Request:
Set out every line bearing the string "chart".

--------------------------------------------------

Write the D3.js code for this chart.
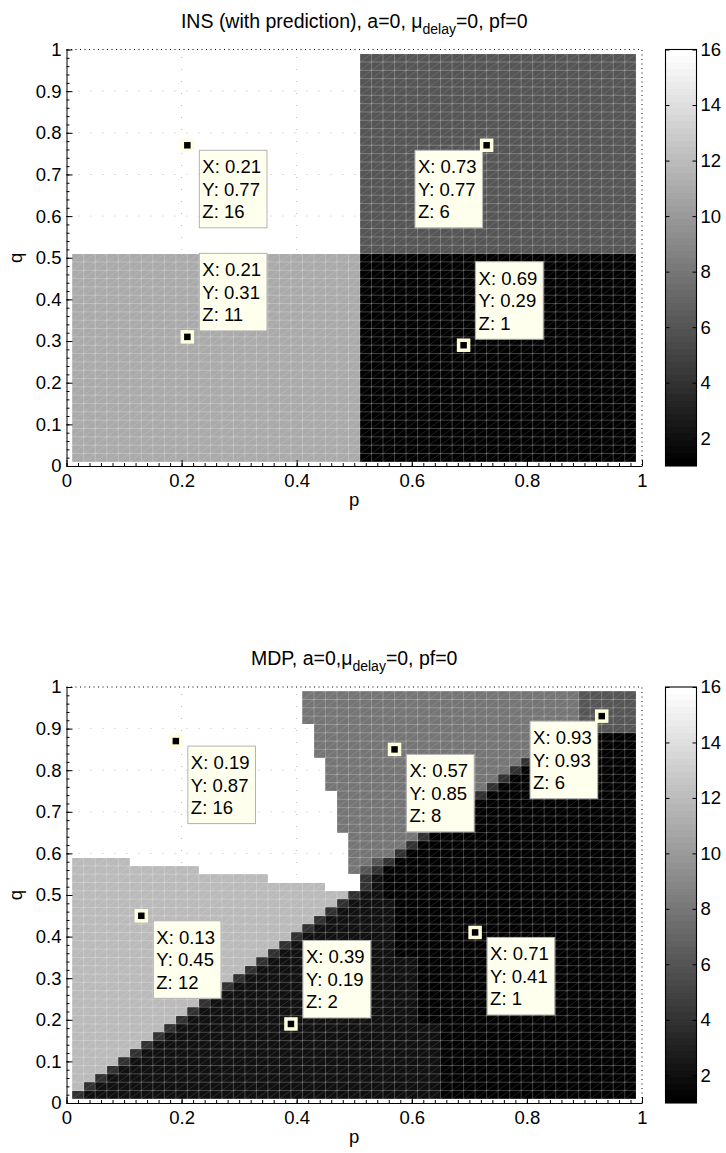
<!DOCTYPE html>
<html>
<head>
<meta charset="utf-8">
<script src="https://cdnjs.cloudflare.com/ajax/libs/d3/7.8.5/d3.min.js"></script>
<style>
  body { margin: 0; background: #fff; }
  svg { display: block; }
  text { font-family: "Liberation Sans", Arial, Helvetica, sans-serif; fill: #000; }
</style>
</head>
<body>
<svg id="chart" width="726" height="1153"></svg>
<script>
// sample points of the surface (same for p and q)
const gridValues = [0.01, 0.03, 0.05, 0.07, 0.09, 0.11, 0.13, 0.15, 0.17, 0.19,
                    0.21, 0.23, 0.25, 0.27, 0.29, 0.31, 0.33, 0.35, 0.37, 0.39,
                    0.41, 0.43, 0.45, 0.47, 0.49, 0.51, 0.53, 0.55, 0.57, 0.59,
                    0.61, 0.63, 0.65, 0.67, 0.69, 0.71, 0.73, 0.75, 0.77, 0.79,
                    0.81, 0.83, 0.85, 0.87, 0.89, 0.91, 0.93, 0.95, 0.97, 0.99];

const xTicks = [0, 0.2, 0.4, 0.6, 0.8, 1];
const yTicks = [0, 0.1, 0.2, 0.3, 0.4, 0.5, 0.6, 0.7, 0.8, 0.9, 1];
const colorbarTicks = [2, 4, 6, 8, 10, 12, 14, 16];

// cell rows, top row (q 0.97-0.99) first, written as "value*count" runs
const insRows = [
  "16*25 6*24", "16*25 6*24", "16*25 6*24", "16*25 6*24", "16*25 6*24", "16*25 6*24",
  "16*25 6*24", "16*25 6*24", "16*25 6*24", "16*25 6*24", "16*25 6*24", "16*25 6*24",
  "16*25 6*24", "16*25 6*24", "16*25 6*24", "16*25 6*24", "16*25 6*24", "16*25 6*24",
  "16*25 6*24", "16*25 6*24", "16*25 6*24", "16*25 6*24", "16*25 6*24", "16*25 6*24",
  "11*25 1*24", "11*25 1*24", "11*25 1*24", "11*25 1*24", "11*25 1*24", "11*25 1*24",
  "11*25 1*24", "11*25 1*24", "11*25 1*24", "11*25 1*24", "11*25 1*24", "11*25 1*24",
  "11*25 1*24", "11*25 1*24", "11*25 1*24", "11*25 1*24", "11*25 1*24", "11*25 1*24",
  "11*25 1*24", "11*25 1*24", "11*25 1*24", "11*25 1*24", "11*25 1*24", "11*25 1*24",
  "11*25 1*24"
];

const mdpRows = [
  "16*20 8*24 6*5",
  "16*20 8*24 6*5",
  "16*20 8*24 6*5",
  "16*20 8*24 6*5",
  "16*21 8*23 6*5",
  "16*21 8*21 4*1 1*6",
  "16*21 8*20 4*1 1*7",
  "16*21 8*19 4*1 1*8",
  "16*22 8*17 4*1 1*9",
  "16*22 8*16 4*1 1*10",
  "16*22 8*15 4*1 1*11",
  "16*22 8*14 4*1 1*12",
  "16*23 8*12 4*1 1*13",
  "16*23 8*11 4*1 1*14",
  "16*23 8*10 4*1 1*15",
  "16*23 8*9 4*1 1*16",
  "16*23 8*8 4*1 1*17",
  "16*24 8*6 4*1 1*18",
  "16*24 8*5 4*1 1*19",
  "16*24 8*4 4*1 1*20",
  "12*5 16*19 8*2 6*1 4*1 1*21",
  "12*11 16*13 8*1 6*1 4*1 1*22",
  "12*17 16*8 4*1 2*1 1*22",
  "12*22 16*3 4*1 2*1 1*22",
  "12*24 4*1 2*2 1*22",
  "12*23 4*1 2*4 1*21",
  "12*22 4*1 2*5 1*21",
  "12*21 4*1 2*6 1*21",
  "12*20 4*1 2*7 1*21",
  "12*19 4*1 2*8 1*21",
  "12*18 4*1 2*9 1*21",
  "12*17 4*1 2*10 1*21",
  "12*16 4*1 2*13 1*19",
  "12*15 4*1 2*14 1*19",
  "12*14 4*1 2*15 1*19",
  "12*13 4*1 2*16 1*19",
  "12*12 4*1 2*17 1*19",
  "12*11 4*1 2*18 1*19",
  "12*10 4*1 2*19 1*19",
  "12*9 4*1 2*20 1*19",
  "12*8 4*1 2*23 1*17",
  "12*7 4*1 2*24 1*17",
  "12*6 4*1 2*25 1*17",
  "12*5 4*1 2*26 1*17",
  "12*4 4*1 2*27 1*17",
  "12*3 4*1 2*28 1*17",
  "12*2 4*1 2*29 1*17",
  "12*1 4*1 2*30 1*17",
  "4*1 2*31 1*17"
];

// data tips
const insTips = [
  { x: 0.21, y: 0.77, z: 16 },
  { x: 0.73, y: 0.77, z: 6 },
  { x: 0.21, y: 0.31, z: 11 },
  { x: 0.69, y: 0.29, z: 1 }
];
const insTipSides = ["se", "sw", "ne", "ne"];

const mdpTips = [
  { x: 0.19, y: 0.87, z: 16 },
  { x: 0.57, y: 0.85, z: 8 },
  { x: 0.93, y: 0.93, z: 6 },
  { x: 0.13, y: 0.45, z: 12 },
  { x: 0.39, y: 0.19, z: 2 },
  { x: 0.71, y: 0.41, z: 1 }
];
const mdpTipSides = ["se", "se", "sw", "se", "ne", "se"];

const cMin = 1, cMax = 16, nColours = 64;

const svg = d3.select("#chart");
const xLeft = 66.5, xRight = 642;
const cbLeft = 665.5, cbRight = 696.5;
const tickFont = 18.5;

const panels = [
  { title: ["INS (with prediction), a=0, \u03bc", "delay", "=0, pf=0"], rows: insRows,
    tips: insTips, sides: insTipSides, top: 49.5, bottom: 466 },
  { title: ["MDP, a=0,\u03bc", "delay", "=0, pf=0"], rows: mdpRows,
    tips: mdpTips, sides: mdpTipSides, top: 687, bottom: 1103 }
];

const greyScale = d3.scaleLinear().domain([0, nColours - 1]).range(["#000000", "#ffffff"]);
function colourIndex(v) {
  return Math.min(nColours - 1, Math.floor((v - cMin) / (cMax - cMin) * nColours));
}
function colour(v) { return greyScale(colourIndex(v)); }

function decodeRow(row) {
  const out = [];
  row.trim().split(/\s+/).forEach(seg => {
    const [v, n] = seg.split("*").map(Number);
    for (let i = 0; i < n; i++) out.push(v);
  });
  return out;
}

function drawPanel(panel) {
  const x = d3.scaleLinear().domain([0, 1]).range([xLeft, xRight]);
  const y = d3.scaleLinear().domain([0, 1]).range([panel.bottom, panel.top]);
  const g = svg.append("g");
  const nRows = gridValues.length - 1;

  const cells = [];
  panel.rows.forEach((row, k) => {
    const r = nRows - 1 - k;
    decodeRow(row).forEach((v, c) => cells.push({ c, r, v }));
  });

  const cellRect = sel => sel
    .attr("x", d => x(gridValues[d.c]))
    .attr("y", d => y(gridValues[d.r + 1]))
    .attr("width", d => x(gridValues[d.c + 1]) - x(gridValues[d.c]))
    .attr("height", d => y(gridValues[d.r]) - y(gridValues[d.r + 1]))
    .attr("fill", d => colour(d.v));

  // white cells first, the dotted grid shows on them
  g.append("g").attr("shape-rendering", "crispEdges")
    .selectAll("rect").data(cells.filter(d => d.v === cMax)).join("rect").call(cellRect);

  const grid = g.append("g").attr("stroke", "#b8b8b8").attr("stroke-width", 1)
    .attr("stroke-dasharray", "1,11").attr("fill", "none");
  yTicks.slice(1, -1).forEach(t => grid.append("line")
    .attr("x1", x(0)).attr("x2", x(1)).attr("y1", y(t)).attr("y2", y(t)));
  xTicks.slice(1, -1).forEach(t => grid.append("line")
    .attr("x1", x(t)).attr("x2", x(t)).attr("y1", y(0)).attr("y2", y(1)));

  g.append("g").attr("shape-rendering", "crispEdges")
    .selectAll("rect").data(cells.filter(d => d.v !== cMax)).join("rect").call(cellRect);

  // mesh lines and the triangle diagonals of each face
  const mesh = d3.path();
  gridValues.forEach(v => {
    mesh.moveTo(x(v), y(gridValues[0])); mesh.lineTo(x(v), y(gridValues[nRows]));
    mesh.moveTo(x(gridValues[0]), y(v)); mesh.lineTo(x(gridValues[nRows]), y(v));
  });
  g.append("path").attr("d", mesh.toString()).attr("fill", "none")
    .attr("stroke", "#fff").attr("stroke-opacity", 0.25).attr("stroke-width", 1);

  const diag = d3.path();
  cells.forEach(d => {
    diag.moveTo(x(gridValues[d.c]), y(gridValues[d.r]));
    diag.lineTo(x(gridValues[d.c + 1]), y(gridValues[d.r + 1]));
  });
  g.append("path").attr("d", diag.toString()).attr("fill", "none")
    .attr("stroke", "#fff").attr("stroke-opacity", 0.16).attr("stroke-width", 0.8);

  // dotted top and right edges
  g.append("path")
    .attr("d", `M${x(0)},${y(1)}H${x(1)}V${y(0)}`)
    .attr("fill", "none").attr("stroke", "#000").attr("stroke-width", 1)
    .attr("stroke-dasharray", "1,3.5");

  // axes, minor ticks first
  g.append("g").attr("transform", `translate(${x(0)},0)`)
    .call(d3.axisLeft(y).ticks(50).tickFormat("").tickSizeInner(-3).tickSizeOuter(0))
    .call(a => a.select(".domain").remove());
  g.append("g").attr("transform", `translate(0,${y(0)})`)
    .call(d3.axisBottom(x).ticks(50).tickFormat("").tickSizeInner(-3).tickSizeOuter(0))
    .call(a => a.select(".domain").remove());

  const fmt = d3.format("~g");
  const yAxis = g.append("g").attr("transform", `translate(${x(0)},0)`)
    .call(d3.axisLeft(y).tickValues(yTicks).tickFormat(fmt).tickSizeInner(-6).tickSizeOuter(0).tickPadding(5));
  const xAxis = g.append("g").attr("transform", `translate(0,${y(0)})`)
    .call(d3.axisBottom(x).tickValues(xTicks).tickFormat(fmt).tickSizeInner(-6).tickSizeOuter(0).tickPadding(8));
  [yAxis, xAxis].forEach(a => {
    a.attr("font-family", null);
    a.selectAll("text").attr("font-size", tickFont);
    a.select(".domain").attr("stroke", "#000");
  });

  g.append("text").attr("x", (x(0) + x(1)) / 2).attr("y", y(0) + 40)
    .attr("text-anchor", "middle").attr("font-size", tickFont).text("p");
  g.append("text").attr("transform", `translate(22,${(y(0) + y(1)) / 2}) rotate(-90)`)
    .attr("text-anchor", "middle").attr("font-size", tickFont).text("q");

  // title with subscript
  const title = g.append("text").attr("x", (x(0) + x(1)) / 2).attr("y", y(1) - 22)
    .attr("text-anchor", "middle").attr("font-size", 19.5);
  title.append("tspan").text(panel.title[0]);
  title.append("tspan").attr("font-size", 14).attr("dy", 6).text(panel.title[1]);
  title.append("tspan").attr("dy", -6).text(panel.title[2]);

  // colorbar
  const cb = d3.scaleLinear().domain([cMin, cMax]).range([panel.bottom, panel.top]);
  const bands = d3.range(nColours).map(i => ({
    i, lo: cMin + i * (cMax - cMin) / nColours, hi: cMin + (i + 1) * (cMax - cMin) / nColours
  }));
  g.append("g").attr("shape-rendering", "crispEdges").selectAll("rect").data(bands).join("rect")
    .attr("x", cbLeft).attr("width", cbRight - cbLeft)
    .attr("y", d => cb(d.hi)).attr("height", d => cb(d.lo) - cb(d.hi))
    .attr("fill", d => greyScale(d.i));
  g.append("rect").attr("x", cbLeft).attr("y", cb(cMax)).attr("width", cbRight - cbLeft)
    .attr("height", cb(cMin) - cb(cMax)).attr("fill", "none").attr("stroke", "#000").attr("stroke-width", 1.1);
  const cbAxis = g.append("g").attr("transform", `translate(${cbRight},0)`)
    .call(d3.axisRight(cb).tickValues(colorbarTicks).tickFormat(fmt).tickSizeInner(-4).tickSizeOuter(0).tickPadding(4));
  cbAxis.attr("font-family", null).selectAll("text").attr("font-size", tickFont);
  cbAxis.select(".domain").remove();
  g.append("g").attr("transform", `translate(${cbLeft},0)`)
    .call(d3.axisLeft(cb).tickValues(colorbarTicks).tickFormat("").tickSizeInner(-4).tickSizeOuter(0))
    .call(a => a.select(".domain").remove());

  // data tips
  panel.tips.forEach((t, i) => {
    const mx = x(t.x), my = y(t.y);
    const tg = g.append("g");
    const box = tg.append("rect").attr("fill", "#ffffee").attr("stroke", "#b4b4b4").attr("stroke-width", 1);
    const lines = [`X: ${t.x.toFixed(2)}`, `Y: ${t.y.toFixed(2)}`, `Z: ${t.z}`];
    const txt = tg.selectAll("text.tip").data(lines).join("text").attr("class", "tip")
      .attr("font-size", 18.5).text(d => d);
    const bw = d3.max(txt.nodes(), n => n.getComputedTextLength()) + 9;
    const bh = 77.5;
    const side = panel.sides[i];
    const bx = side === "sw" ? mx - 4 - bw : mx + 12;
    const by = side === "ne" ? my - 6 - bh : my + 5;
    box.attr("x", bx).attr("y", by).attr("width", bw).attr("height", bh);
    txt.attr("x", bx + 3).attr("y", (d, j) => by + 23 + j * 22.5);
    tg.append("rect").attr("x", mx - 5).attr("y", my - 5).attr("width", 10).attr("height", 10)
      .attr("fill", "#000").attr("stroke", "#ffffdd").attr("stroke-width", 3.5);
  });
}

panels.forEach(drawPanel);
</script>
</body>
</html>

--------------------------------------------------

Full solution:
Write the D3.js code for this chart.
<svg id="chart" width="726" height="1153"></svg>
const svg = d3.select("#chart");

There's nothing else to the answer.